→ **WHAT THE TASK ASKS**
Skip all pictures, then copy the lines from the start of the data through the line with "(title) at (428,5.5)", keeping both ends.

***** MATERIAL *****

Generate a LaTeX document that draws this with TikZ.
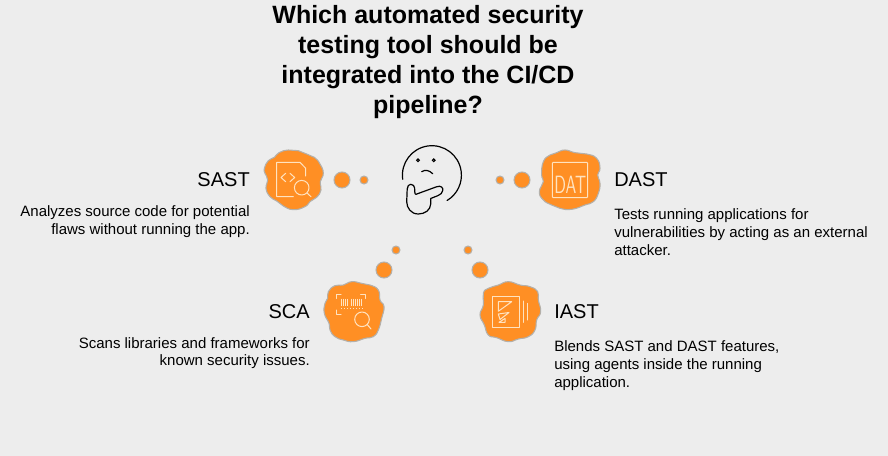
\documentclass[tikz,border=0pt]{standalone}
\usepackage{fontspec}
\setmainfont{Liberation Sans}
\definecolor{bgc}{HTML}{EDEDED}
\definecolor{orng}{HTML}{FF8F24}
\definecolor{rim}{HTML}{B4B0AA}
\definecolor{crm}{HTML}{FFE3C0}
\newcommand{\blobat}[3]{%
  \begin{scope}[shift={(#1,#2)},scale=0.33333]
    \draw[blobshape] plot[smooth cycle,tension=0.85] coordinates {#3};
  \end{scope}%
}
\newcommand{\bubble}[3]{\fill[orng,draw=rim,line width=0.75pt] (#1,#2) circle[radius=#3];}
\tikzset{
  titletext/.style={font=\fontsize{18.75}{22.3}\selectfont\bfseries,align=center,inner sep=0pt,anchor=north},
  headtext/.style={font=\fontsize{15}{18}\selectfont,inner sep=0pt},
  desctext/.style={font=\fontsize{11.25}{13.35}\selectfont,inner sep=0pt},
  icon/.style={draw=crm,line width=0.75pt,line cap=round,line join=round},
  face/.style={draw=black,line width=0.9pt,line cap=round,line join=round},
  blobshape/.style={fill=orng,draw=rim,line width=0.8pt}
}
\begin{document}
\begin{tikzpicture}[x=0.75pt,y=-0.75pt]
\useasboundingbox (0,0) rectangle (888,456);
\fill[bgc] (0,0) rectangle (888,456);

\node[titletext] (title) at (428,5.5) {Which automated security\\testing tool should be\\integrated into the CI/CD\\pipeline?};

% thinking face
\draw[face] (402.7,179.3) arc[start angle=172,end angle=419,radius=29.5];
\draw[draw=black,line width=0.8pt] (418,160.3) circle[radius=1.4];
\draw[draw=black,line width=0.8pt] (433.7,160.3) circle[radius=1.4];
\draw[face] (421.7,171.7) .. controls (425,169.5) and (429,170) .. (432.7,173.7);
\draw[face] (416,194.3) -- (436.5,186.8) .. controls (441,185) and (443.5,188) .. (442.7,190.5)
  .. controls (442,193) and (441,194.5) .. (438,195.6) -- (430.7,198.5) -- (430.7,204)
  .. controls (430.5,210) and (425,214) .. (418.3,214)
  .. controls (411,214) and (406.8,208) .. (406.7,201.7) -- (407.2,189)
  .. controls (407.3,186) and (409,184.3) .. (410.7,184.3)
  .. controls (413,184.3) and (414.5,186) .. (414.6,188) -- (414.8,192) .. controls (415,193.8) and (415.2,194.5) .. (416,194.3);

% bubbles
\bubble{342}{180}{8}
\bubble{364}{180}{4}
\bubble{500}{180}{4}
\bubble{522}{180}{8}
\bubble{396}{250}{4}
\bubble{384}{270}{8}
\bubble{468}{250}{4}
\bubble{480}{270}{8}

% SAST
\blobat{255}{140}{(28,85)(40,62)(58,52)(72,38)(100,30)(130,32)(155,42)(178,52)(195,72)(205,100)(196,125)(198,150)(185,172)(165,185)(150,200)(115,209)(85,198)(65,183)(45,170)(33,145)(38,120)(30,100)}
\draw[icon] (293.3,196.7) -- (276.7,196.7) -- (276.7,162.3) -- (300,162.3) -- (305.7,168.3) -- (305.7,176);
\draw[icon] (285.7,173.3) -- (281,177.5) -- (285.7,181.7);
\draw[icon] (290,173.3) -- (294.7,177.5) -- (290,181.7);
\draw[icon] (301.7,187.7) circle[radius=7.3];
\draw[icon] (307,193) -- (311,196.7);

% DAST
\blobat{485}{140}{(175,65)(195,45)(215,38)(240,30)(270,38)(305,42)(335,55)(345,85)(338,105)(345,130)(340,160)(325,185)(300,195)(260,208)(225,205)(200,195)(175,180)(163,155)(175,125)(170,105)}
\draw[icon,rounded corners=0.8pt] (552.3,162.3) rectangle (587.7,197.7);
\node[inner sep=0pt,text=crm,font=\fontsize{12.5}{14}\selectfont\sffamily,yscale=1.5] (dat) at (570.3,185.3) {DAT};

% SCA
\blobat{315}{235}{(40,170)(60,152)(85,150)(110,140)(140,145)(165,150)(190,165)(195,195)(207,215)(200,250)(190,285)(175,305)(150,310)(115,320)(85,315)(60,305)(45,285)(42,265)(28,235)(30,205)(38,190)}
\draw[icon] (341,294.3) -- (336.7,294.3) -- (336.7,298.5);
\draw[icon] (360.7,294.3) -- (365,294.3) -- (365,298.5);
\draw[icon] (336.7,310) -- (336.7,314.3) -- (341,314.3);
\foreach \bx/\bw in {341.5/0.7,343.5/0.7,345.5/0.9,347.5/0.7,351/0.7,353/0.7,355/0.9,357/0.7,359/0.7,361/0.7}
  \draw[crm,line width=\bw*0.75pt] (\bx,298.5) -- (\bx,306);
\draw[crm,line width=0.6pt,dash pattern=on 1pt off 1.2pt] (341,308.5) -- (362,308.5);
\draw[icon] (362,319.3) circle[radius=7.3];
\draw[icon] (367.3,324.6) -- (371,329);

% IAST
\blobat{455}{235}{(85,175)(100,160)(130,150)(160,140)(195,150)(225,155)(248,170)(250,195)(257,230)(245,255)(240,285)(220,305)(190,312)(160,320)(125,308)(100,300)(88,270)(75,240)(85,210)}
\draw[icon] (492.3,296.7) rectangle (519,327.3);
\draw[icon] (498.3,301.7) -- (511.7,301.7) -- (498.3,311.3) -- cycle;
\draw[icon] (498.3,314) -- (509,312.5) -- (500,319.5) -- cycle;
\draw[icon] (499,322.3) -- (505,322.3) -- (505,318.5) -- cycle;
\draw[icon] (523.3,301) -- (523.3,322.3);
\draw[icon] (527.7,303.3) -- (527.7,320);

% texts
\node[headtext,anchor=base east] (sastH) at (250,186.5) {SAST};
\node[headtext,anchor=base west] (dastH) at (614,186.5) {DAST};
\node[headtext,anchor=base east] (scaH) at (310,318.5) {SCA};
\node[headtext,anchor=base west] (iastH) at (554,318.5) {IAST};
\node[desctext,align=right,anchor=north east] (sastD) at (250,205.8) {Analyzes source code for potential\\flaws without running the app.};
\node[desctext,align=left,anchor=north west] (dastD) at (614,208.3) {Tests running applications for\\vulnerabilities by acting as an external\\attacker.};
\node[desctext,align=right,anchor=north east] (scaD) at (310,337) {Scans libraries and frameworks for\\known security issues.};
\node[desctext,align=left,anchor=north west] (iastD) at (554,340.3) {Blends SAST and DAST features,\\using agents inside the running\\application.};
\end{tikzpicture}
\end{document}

*****

→ **TASK OUTPUT**
Generate a LaTeX document that draws this with TikZ.
\documentclass[tikz,border=0pt]{standalone}
\usepackage{fontspec}
\setmainfont{Liberation Sans}
\definecolor{bgc}{HTML}{EDEDED}
\definecolor{orng}{HTML}{FF8F24}
\definecolor{rim}{HTML}{B4B0AA}
\definecolor{crm}{HTML}{FFE3C0}
\newcommand{\blobat}[3]{%
  \begin{scope}[shift={(#1,#2)},scale=0.33333]
    \draw[blobshape] plot[smooth cycle,tension=0.85] coordinates {#3};
  \end{scope}%
}
\newcommand{\bubble}[3]{\fill[orng,draw=rim,line width=0.75pt] (#1,#2) circle[radius=#3];}
\tikzset{
  titletext/.style={font=\fontsize{18.75}{22.3}\selectfont\bfseries,align=center,inner sep=0pt,anchor=north},
  headtext/.style={font=\fontsize{15}{18}\selectfont,inner sep=0pt},
  desctext/.style={font=\fontsize{11.25}{13.35}\selectfont,inner sep=0pt},
  icon/.style={draw=crm,line width=0.75pt,line cap=round,line join=round},
  face/.style={draw=black,line width=0.9pt,line cap=round,line join=round},
  blobshape/.style={fill=orng,draw=rim,line width=0.8pt}
}
\begin{document}
\begin{tikzpicture}[x=0.75pt,y=-0.75pt]
\useasboundingbox (0,0) rectangle (888,456);
\fill[bgc] (0,0) rectangle (888,456);

\node[titletext] (title) at (428,5.5) {Which automated security\\testing tool should be\\integrated into the CI/CD\\pipeline?};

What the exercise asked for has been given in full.